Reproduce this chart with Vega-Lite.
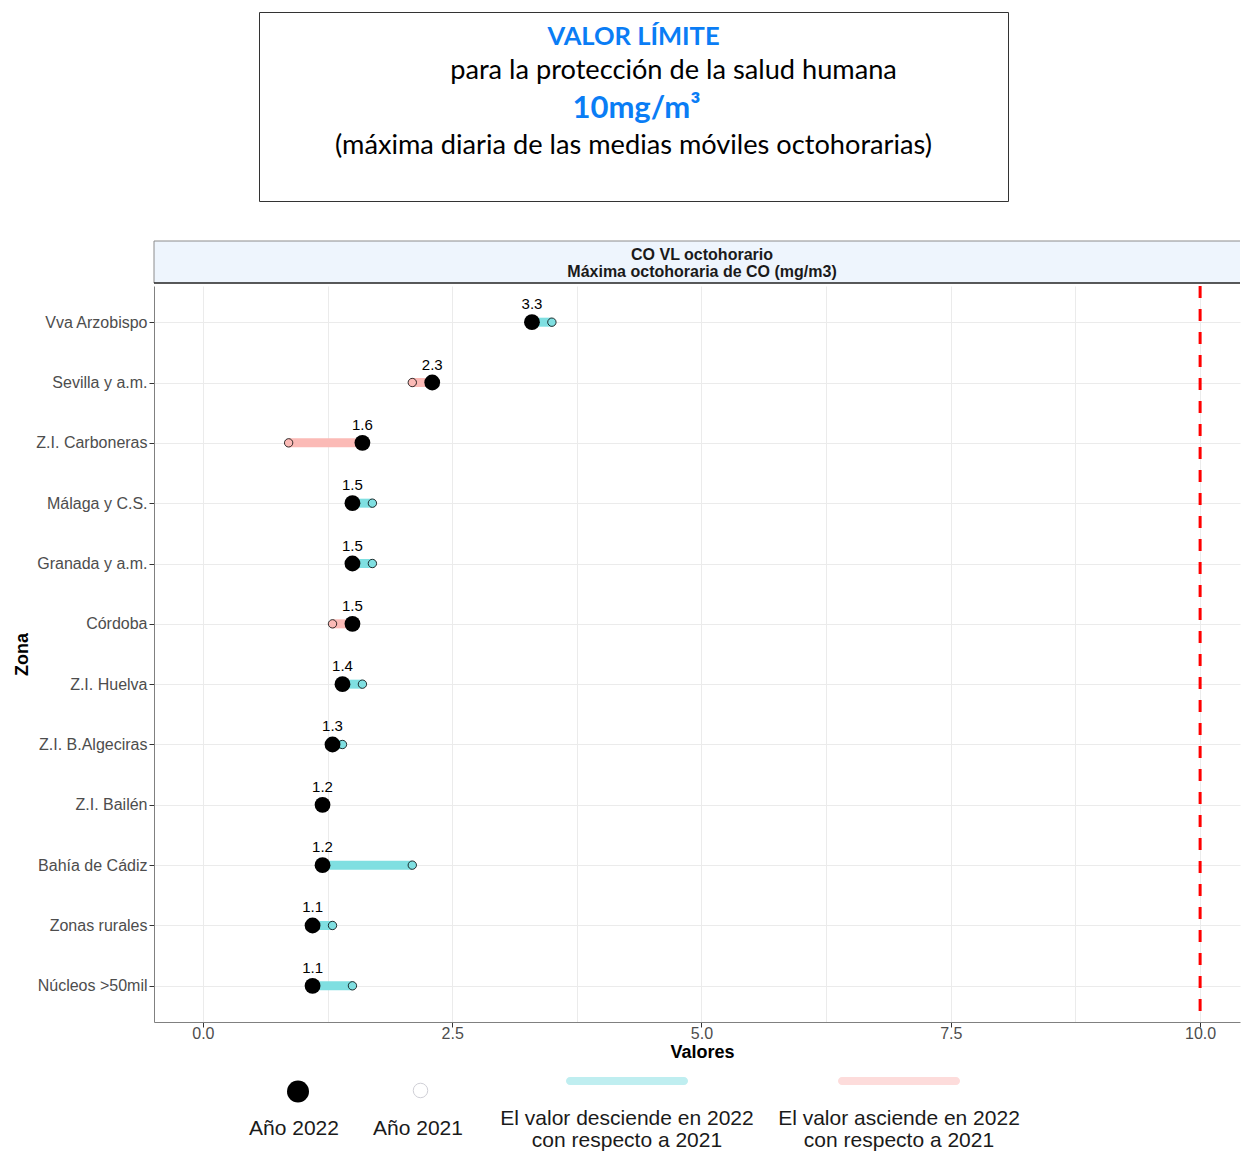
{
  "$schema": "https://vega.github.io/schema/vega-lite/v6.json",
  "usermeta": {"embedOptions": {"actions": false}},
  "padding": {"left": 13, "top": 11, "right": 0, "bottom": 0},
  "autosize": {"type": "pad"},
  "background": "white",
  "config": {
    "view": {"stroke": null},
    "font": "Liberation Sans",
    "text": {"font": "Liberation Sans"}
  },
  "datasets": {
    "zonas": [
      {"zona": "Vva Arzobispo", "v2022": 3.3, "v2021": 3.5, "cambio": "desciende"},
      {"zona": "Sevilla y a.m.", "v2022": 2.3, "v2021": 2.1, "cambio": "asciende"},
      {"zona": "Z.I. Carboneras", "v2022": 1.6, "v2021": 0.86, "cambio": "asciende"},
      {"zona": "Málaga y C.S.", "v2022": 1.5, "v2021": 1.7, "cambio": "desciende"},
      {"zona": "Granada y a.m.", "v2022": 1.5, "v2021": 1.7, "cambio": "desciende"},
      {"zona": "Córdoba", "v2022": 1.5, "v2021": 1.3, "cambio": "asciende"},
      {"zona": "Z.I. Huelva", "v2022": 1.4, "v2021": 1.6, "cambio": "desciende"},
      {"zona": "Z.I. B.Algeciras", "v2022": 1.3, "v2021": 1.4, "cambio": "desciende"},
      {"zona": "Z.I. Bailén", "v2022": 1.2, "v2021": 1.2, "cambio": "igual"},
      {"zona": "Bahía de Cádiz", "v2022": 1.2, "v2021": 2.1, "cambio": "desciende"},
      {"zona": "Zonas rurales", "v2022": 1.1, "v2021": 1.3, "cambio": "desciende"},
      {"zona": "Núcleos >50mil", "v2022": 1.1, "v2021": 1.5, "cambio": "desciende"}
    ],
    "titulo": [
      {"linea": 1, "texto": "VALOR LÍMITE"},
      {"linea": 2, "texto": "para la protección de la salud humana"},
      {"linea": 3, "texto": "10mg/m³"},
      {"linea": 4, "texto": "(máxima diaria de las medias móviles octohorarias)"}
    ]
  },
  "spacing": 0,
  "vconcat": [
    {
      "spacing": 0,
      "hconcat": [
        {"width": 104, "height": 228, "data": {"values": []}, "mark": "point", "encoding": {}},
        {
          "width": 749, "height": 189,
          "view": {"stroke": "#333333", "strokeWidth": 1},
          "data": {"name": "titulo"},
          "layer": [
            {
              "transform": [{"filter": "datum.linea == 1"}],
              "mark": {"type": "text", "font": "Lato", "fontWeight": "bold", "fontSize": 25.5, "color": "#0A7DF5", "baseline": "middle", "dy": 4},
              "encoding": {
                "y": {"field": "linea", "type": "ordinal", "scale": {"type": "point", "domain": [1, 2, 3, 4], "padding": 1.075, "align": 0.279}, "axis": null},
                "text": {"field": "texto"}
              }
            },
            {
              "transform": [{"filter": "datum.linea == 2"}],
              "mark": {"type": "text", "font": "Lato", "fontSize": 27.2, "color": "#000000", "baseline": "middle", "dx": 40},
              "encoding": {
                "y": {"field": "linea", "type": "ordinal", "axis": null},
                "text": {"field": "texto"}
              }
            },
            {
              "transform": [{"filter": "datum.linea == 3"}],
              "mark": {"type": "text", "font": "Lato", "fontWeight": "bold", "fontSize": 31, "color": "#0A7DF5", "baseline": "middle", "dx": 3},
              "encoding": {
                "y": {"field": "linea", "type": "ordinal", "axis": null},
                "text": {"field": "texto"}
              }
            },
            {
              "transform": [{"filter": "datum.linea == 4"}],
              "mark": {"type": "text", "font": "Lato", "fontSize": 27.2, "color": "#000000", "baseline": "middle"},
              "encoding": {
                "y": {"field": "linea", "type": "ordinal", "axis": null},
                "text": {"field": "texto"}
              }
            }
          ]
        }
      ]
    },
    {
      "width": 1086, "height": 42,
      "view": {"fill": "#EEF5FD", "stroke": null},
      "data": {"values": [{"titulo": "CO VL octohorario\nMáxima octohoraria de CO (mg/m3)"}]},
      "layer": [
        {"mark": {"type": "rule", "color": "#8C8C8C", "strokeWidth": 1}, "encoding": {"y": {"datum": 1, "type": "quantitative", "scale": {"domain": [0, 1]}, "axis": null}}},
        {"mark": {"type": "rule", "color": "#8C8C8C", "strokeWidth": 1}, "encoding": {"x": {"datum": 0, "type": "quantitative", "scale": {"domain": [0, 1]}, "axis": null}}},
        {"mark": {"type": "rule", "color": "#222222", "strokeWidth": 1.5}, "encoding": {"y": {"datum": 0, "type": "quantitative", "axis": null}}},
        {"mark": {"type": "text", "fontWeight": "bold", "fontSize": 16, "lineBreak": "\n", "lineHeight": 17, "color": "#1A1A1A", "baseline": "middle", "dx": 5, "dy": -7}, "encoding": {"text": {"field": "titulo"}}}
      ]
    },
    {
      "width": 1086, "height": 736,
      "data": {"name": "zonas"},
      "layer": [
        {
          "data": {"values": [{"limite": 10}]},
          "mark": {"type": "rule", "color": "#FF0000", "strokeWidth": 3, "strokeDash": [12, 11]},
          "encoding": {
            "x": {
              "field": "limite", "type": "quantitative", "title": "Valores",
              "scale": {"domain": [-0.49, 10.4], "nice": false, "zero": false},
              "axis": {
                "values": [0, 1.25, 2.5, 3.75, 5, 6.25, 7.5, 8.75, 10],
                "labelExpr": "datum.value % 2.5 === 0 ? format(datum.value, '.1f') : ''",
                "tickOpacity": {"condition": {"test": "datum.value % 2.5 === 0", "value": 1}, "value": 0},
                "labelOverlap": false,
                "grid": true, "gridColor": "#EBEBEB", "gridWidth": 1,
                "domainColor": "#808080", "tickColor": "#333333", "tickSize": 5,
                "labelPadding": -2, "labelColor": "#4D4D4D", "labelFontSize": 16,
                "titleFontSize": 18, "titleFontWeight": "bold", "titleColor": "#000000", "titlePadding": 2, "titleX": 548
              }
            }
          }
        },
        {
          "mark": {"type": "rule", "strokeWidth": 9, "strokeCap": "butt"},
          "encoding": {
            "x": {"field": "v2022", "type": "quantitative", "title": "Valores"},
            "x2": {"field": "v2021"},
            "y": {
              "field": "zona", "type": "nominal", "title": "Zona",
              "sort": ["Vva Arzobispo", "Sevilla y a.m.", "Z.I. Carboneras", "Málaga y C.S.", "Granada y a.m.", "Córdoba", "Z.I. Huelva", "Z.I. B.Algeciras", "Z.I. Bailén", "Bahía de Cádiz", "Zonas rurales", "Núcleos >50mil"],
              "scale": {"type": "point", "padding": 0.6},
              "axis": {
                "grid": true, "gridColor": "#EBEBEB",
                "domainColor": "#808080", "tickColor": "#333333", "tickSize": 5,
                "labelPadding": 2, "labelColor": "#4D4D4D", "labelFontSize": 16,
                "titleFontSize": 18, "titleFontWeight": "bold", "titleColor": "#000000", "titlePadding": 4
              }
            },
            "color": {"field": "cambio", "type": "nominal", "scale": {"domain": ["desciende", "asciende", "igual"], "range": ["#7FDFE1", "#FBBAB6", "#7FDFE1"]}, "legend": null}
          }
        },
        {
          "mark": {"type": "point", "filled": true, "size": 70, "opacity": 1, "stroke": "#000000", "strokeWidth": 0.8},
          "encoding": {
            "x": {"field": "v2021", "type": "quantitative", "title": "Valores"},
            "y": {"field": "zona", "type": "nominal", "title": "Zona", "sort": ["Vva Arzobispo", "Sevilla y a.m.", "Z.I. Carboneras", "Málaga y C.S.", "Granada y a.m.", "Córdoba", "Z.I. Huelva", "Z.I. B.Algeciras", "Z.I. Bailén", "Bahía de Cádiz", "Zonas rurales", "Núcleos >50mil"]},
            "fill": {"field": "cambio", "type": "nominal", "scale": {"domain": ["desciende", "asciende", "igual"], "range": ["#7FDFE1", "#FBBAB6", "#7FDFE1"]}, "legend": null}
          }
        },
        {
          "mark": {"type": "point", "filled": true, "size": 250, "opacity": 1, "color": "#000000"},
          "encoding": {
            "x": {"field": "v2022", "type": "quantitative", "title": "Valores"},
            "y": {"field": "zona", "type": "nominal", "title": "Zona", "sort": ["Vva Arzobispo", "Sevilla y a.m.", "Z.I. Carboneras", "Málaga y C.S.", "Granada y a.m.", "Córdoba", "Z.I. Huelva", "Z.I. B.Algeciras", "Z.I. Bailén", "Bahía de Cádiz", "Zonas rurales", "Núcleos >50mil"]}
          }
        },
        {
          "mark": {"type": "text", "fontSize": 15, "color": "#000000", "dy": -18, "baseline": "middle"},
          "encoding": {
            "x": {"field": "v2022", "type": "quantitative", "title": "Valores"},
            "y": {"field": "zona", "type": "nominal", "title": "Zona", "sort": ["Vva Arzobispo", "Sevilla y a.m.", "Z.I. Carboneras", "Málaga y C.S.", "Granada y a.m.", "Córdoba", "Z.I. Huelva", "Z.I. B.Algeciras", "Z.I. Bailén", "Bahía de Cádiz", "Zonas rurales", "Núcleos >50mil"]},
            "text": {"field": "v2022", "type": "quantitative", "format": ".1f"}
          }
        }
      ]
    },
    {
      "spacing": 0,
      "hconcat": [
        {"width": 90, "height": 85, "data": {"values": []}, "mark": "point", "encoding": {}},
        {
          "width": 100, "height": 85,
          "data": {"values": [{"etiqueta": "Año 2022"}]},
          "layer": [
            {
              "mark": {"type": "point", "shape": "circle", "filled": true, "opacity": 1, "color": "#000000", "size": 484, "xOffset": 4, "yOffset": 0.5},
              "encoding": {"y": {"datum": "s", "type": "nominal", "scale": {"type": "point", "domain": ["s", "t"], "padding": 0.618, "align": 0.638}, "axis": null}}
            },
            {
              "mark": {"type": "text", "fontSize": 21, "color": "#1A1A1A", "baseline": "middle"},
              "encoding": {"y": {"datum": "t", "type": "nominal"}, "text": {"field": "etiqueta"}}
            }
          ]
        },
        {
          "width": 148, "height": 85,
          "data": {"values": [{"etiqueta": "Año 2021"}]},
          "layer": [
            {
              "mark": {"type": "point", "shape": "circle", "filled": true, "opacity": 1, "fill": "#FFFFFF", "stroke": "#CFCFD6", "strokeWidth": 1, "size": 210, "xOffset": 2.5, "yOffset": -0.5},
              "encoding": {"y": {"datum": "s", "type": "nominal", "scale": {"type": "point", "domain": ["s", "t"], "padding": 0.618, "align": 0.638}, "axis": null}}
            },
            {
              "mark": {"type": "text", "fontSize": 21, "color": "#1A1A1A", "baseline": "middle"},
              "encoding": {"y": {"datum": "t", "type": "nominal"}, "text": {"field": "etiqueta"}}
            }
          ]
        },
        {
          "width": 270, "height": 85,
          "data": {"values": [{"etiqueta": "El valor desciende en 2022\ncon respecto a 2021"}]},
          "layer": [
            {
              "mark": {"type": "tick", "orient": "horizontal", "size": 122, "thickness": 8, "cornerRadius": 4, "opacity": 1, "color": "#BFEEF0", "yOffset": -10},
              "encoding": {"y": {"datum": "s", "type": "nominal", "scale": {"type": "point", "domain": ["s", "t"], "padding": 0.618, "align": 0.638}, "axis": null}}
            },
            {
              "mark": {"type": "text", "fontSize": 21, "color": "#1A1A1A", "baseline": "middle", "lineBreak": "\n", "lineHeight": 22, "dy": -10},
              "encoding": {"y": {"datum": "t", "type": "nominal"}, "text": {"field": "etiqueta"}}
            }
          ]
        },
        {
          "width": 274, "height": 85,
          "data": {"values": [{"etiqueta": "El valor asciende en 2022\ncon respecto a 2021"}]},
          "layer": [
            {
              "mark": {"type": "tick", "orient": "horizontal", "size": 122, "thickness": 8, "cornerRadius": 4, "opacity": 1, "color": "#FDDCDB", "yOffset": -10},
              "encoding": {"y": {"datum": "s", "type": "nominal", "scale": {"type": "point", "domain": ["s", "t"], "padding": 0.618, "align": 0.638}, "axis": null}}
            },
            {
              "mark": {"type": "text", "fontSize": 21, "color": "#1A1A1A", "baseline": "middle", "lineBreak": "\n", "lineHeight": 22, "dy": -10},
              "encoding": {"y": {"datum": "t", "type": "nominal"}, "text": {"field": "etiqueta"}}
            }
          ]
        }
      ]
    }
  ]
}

--

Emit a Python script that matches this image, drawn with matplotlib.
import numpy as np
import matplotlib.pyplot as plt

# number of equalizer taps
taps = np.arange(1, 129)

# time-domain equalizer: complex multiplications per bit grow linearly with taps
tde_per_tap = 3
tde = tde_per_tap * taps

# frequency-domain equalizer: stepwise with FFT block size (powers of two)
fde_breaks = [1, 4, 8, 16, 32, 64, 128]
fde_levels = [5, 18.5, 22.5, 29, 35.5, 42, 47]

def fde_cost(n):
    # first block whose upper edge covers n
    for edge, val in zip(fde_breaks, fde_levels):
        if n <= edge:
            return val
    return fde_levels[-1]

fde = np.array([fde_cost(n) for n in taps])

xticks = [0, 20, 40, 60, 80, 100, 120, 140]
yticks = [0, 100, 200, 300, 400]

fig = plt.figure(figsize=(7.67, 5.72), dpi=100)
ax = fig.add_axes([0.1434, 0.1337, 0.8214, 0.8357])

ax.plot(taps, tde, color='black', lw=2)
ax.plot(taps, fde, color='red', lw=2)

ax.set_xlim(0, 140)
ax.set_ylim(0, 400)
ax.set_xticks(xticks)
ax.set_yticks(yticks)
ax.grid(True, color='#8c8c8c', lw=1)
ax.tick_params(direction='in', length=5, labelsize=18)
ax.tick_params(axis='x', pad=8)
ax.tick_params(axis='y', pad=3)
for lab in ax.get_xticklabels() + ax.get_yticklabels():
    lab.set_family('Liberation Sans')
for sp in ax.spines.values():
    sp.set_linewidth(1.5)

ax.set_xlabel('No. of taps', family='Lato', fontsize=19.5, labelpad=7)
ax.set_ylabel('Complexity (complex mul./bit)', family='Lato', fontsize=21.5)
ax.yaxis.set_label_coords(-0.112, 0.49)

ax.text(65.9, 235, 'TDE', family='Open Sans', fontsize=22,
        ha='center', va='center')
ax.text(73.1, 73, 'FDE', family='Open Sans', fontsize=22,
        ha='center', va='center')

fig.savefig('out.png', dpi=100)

What is asked >> Can you repeat, word for word, every line above from the one containing "Emit a Python" down to the one containing "sp.set_linewidth(1.5)", including both?

Output for this task >>
Emit a Python script that matches this image, drawn with matplotlib.
import numpy as np
import matplotlib.pyplot as plt

# number of equalizer taps
taps = np.arange(1, 129)

# time-domain equalizer: complex multiplications per bit grow linearly with taps
tde_per_tap = 3
tde = tde_per_tap * taps

# frequency-domain equalizer: stepwise with FFT block size (powers of two)
fde_breaks = [1, 4, 8, 16, 32, 64, 128]
fde_levels = [5, 18.5, 22.5, 29, 35.5, 42, 47]

def fde_cost(n):
    # first block whose upper edge covers n
    for edge, val in zip(fde_breaks, fde_levels):
        if n <= edge:
            return val
    return fde_levels[-1]

fde = np.array([fde_cost(n) for n in taps])

xticks = [0, 20, 40, 60, 80, 100, 120, 140]
yticks = [0, 100, 200, 300, 400]

fig = plt.figure(figsize=(7.67, 5.72), dpi=100)
ax = fig.add_axes([0.1434, 0.1337, 0.8214, 0.8357])

ax.plot(taps, tde, color='black', lw=2)
ax.plot(taps, fde, color='red', lw=2)

ax.set_xlim(0, 140)
ax.set_ylim(0, 400)
ax.set_xticks(xticks)
ax.set_yticks(yticks)
ax.grid(True, color='#8c8c8c', lw=1)
ax.tick_params(direction='in', length=5, labelsize=18)
ax.tick_params(axis='x', pad=8)
ax.tick_params(axis='y', pad=3)
for lab in ax.get_xticklabels() + ax.get_yticklabels():
    lab.set_family('Liberation Sans')
for sp in ax.spines.values():
    sp.set_linewidth(1.5)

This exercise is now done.